• Collected data:
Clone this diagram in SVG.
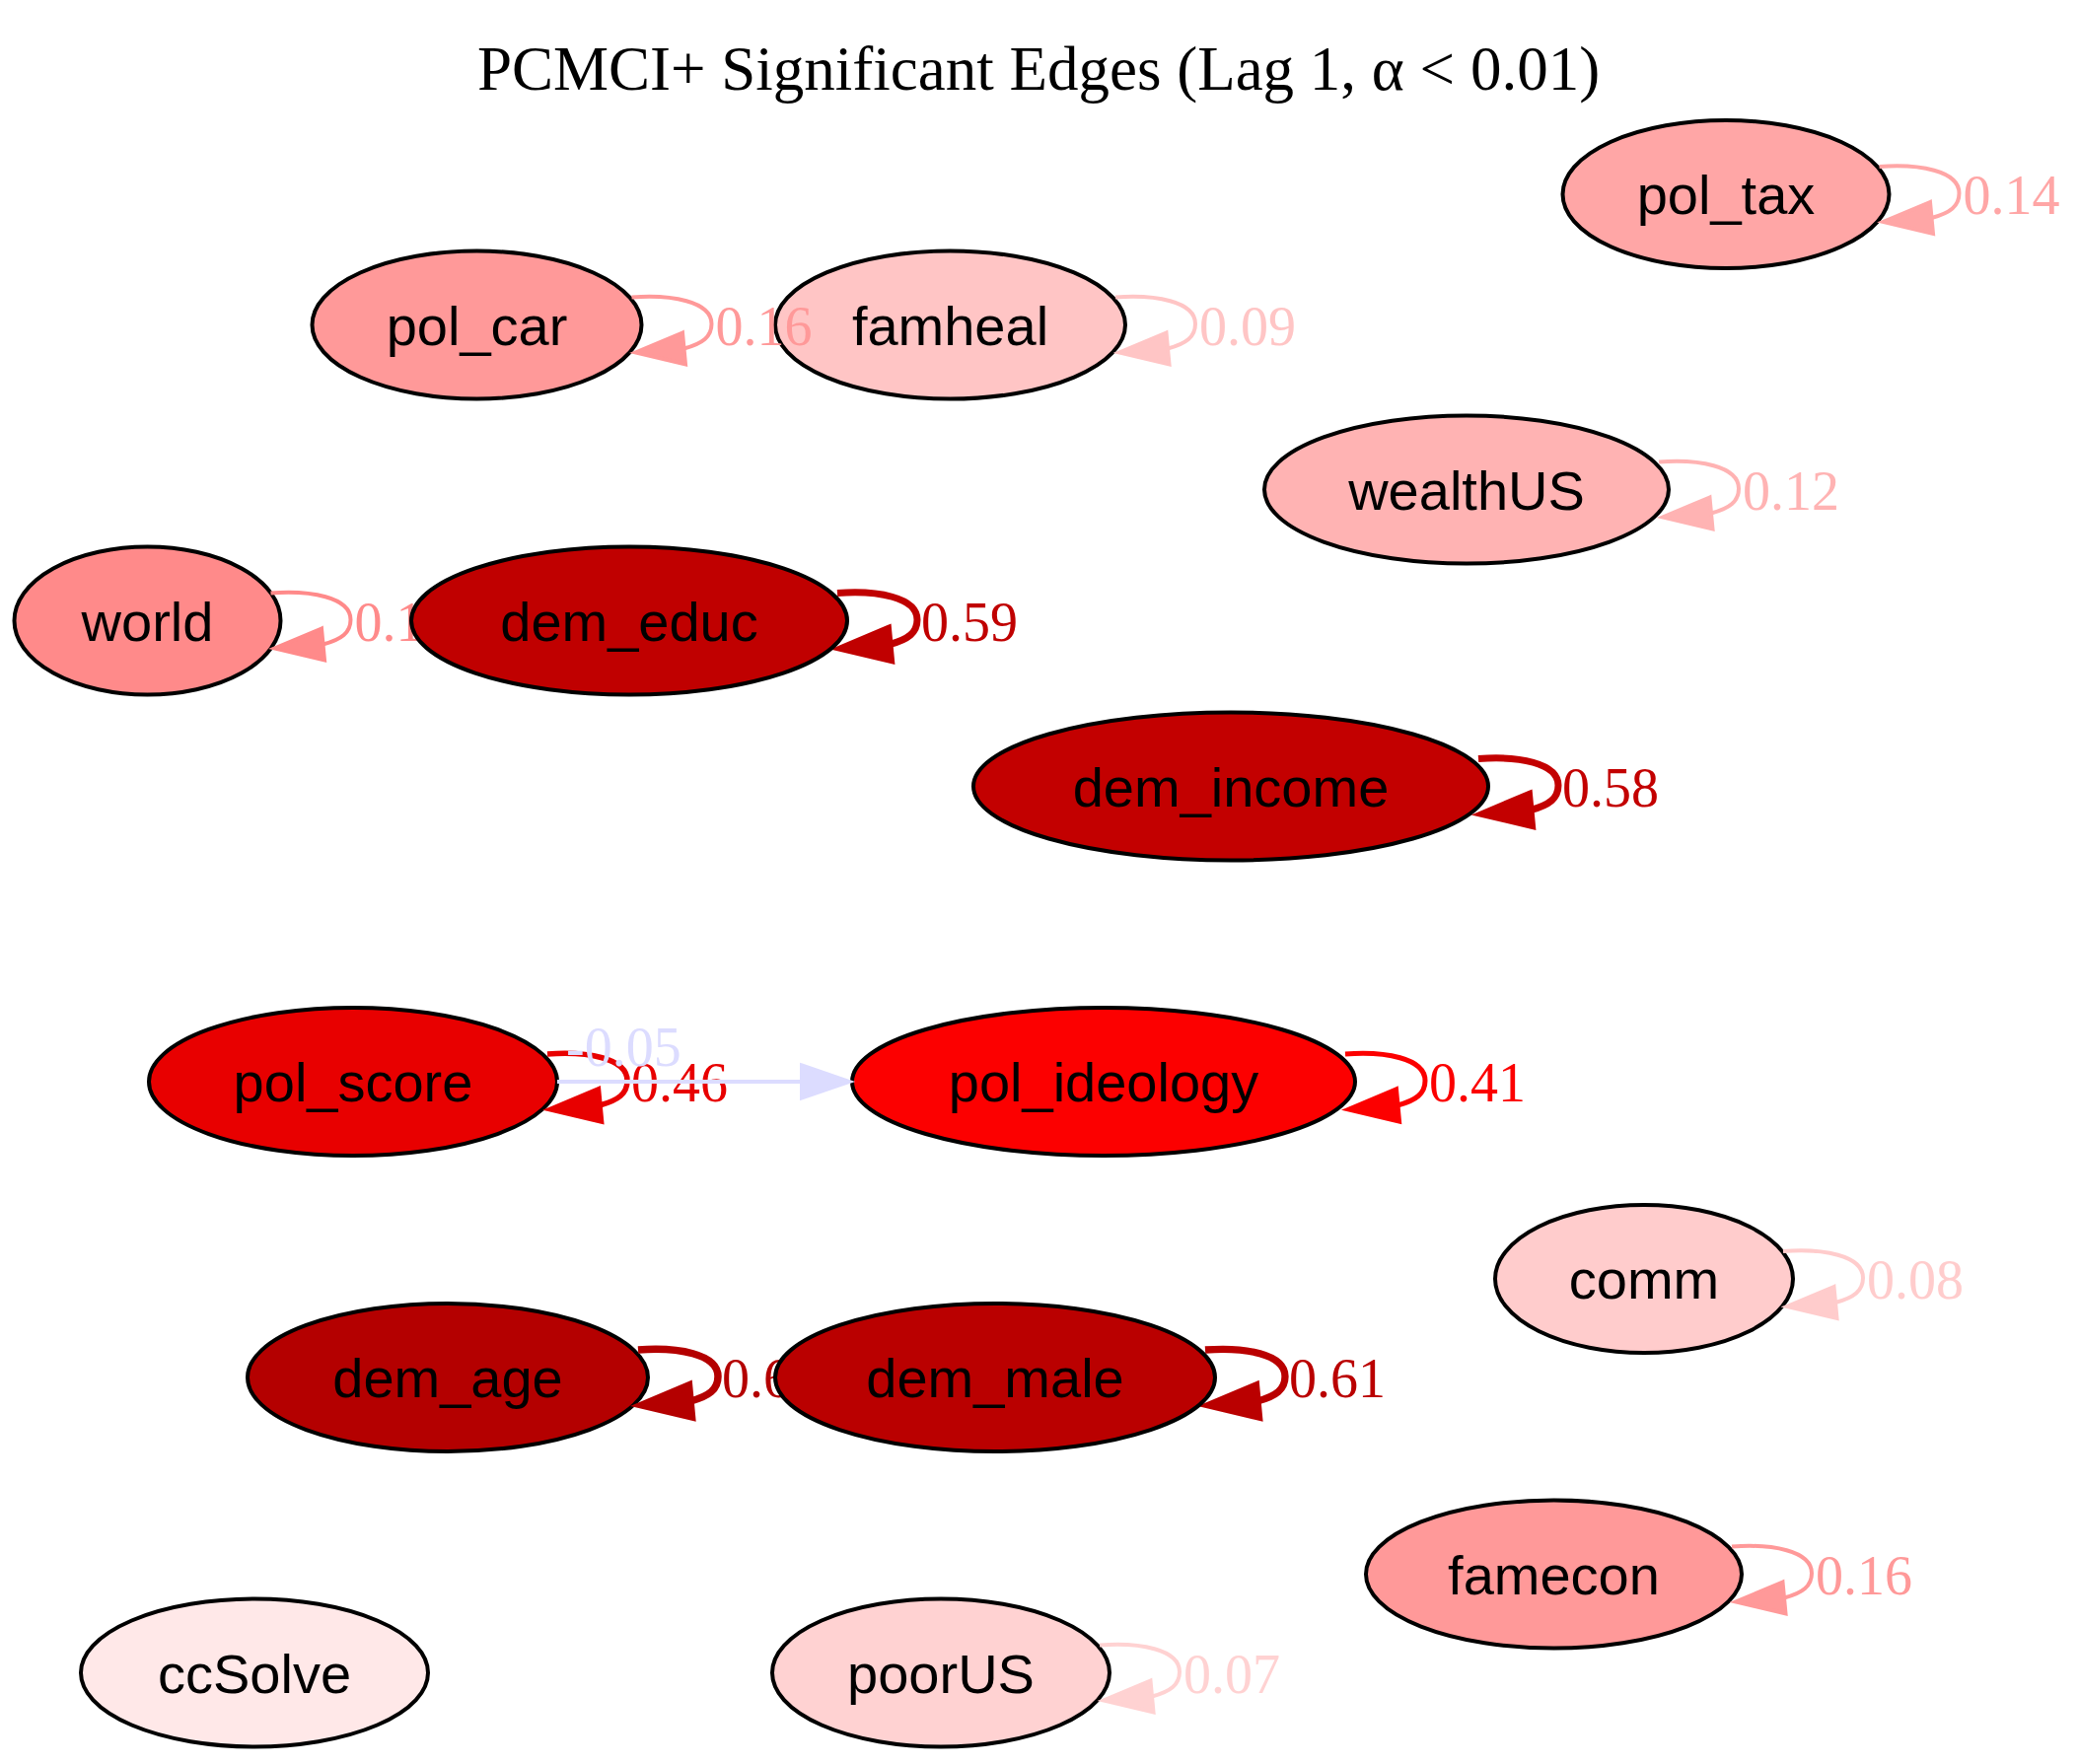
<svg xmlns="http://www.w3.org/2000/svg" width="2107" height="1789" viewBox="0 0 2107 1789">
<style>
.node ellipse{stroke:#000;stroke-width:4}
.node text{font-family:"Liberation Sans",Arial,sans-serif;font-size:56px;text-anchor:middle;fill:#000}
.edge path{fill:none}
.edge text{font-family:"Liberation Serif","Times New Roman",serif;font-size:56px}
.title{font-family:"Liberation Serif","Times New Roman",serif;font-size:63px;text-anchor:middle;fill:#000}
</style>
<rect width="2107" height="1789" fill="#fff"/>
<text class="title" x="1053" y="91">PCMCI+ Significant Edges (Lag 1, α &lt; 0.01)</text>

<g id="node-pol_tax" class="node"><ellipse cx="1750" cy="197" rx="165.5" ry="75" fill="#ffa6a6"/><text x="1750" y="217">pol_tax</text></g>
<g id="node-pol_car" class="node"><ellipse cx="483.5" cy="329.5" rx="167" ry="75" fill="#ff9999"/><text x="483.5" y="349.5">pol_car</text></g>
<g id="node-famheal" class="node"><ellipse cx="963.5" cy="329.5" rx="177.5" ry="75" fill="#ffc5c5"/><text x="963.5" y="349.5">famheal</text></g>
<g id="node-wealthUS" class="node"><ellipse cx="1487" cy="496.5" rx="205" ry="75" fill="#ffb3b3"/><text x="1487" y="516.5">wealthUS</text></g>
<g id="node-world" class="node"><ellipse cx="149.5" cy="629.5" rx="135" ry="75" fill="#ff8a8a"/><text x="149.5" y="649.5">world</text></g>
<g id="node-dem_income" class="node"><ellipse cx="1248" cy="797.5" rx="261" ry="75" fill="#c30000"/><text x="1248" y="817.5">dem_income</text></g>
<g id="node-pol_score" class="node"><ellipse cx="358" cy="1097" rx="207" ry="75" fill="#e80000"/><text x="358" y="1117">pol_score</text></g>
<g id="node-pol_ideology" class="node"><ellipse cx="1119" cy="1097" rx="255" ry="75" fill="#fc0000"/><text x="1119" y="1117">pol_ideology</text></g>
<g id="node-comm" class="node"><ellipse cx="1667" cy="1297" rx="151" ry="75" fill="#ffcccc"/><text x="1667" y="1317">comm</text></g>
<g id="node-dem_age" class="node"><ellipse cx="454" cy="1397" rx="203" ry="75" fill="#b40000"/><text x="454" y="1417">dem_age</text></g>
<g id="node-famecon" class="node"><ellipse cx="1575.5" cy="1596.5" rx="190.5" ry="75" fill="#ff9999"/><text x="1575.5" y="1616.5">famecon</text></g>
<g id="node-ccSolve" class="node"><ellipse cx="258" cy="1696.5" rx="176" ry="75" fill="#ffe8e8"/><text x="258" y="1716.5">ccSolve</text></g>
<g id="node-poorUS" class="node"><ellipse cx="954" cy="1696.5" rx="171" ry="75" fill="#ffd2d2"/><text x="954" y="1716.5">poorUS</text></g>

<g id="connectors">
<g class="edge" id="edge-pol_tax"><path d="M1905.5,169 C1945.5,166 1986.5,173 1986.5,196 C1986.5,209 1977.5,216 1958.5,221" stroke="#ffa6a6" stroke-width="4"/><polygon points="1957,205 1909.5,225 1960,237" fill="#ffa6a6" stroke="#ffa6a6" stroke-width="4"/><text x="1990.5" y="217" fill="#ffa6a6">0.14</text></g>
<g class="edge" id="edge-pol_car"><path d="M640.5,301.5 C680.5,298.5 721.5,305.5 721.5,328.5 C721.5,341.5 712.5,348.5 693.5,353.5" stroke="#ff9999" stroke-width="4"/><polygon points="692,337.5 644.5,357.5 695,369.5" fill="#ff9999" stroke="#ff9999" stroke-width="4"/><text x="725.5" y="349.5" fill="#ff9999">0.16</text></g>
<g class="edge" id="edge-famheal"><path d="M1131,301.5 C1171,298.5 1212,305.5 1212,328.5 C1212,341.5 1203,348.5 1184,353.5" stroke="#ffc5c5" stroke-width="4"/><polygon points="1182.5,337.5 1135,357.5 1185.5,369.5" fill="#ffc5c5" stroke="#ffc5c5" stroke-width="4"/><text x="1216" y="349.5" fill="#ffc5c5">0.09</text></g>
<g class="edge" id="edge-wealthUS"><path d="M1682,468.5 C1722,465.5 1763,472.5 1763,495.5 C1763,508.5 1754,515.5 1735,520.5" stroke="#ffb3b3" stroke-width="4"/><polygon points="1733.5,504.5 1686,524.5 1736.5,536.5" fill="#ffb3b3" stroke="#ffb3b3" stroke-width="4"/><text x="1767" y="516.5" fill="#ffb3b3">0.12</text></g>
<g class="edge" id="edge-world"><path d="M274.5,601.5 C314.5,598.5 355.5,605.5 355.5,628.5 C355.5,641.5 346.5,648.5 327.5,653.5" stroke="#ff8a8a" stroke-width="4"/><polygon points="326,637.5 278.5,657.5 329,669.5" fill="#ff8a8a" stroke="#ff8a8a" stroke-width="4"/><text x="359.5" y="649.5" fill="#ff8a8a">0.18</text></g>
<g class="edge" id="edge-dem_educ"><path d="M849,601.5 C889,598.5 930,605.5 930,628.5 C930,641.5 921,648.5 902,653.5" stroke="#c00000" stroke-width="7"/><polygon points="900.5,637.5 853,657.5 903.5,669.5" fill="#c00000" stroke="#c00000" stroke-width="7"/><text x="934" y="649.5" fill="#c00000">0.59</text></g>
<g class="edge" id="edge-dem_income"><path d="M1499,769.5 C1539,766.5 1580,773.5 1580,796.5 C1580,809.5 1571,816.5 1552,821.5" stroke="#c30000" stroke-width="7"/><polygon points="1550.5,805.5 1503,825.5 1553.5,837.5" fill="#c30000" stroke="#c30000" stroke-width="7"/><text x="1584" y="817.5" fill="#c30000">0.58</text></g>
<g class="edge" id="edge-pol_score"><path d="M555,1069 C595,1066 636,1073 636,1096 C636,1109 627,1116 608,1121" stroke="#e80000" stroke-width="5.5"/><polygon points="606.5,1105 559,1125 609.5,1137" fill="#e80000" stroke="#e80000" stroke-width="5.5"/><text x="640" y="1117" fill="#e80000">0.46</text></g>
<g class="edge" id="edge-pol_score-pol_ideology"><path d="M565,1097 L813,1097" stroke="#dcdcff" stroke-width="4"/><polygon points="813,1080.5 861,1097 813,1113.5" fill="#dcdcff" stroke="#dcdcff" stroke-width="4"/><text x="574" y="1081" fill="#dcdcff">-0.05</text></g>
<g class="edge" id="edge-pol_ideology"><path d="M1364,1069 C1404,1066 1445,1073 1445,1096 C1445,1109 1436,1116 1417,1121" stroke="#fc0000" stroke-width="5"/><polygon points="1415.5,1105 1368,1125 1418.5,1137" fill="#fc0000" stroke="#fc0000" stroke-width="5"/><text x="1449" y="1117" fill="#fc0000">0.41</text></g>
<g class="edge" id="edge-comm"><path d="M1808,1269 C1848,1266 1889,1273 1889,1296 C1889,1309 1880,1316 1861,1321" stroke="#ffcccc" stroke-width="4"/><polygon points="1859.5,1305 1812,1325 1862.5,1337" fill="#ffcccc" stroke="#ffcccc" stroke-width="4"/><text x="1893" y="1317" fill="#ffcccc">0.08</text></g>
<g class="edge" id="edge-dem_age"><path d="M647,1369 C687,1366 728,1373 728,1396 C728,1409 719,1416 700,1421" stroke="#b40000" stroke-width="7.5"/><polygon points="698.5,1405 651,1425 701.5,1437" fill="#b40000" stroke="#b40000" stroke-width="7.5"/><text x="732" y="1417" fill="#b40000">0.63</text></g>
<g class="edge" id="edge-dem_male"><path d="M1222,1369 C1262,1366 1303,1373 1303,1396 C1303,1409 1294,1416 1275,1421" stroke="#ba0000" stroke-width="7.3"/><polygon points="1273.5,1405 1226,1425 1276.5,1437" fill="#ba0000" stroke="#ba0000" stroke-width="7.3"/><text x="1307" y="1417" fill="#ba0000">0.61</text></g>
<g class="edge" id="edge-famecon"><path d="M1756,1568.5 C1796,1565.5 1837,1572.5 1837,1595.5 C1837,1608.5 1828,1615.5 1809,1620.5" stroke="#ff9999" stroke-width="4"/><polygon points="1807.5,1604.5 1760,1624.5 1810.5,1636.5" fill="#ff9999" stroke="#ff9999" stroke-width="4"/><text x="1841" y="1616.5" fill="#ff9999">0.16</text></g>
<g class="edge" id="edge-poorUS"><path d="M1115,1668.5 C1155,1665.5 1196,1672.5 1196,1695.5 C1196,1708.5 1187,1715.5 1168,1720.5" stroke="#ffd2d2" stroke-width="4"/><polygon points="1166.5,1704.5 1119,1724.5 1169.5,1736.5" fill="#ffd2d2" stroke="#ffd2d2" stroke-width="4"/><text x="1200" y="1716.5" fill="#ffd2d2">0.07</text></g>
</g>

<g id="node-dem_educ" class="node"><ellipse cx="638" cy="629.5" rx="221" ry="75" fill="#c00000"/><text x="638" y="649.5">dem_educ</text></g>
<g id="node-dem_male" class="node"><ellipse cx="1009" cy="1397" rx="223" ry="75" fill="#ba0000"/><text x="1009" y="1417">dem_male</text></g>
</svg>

• Task brief: Repeat, word for word and with no pictures, only the lines running from the beginning of the data to the line that contains "α &lt; 0.01)</text>".

• Solved problem:
Clone this diagram in SVG.
<svg xmlns="http://www.w3.org/2000/svg" width="2107" height="1789" viewBox="0 0 2107 1789">
<style>
.node ellipse{stroke:#000;stroke-width:4}
.node text{font-family:"Liberation Sans",Arial,sans-serif;font-size:56px;text-anchor:middle;fill:#000}
.edge path{fill:none}
.edge text{font-family:"Liberation Serif","Times New Roman",serif;font-size:56px}
.title{font-family:"Liberation Serif","Times New Roman",serif;font-size:63px;text-anchor:middle;fill:#000}
</style>
<rect width="2107" height="1789" fill="#fff"/>
<text class="title" x="1053" y="91">PCMCI+ Significant Edges (Lag 1, α &lt; 0.01)</text>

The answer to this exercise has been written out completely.